The Great Pod Dilution: Can Alpha Scale?

The Great Pod Dilution: Can Alpha Scale?

HedgeCo.net – Blogs
HedgeCo.net – BlogsJun 3, 2026

Key Takeaways

  • Multi‑strategy pod shops now manage tens of billions of assets.
  • Growing number of pods creates internal competition for limited alpha sources.
  • Scale can enhance technology and risk infrastructure but may dilute edge.
  • Crowded positions risk correlated losses during market stress.
  • Investors may shift toward smaller niche managers as pod dilution concerns rise.

Pulse Analysis

The pod model emerged as a response to the key‑man risk that plagued traditional hedge funds. By providing each portfolio manager with a dedicated risk budget, technology stack and capital backing, firms like Citadel and Millennium could scale dozens, then hundreds, of independent books while maintaining a unified risk oversight. This organizational industrialization attracted institutional capital seeking steady, diversified returns, allowing the platforms to invest heavily in data, execution systems and talent pipelines that would be out of reach for boutique shops.

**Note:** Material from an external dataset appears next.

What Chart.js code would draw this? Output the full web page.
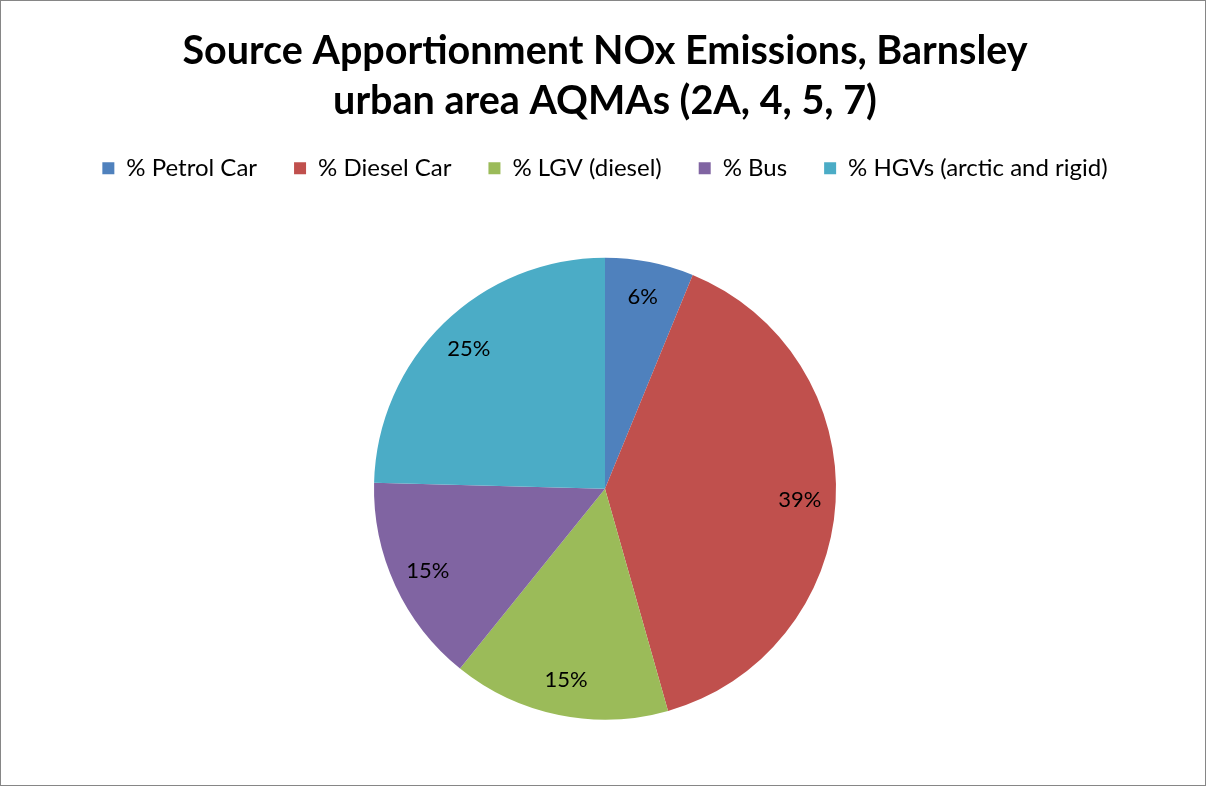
<!DOCTYPE html>
<html>
<head>
<meta charset="utf-8">
<script src="https://cdn.jsdelivr.net/npm/chart.js@4.4.1/dist/chart.umd.min.js"></script>
<style>
  html, body { margin: 0; padding: 0; background: #fff; }
  #wrap { width: 1207px; height: 787px; position: relative; }
  canvas { display: block; }
</style>
</head>
<body>
<div id="wrap"><canvas id="c" width="1207" height="787"></canvas></div>
<script>
const titleLines = ['Source Apportionment NOx Emissions, Barnsley', 'urban area AQMAs (2A, 4, 5, 7)'];
const categories = ['% Petrol Car', '% Diesel Car', '% LGV (diesel)', '% Bus', '% HGVs (arctic and rigid)'];
const shares = [6.2, 39.4, 15.2, 14.6, 24.6];
const colors = ['#4F81BD', '#C0504D', '#9BBB59', '#8064A2', '#4BACC6'];

const FONT = 'Lato, "Open Sans", sans-serif';

const borderPlugin = {
  id: 'frame',
  beforeDraw(chart) {
    const ctx = chart.ctx;
    ctx.save();
    ctx.fillStyle = '#fff';
    ctx.fillRect(0, 0, chart.width, chart.height);
    ctx.strokeStyle = '#868686';
    ctx.lineWidth = 1;
    ctx.strokeRect(0.5, 0.5, chart.width - 2, chart.height - 2);
    ctx.restore();
  }
};

const labelPlugin = {
  id: 'sliceLabels',
  afterDatasetsDraw(chart) {
    const ctx = chart.ctx;
    const meta = chart.getDatasetMeta(0);
    const total = shares.reduce((a, b) => a + b, 0);
    ctx.save();
    ctx.font = '22px ' + FONT;
    ctx.fillStyle = '#000';
    ctx.textAlign = 'center';
    ctx.textBaseline = 'middle';
    meta.data.forEach((arc, i) => {
      const p = arc.getProps(['x', 'y', 'startAngle', 'endAngle', 'outerRadius'], true);
      const mid = (p.startAngle + p.endAngle) / 2;
      const r = p.outerRadius * 0.845;
      const x = p.x + Math.cos(mid) * r;
      const y = p.y + Math.sin(mid) * r;
      ctx.fillText(Math.round(shares[i] / total * 100) + '%', x, y);
    });
    ctx.restore();
  }
};

new Chart(document.getElementById('c'), {
  type: 'pie',
  data: {
    labels: categories,
    datasets: [{
      data: shares,
      backgroundColor: colors,
      borderColor: '#ffffff',
      borderWidth: 0,
      radius: 231
    }]
  },
  options: {
    responsive: false,
    animation: false,
    layout: { padding: { top: 0, bottom: -4, left: 3, right: 0 } },
    plugins: {
      title: {
        display: true,
        text: titleLines,
        color: '#000',
        font: { family: FONT, size: 39.5, weight: 'bold', lineHeight: 1.27 },
        padding: { top: 26, bottom: -7 }
      },
      legend: {
        display: true,
        position: 'top',
        labels: {
          color: '#000',
          font: { family: FONT, size: 24 },
          boxWidth: 12,
          boxHeight: 12,
          padding: 37
        }
      },
      tooltip: { enabled: false }
    }
  },
  plugins: [borderPlugin, labelPlugin]
});
</script>
</body>
</html>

However, as assets under management climb into the tens of billions, the marginal benefit of adding another pod diminishes. Hundreds of teams hunting similar relative‑value, event‑driven or macro opportunities creates internal crowding, compressing spreads and increasing the likelihood that multiple books unwind simultaneously during market stress. The result is higher correlation across the platform, tighter profit margins after accounting for the substantial compensation and infrastructure costs, and a growing need for rigorous internal differentiation to preserve alpha.

For allocators, the key question shifts from past performance to capacity sustainability. Investors are beginning to scrutinize how many pods a firm can support before internal competition erodes returns, and whether the platform is expanding into genuinely new asset classes or merely replicating existing strategies. This scrutiny may drive a reallocation toward smaller, niche managers whose lower capital bases allow them to exploit less crowded inefficiencies. Meanwhile, the most successful pod shops will likely temper fundraising, tighten pod selection criteria, and double down on unique research capabilities to maintain their moat in a market where scale alone no longer guarantees excess returns.

The Great Pod Dilution: Can Alpha Scale?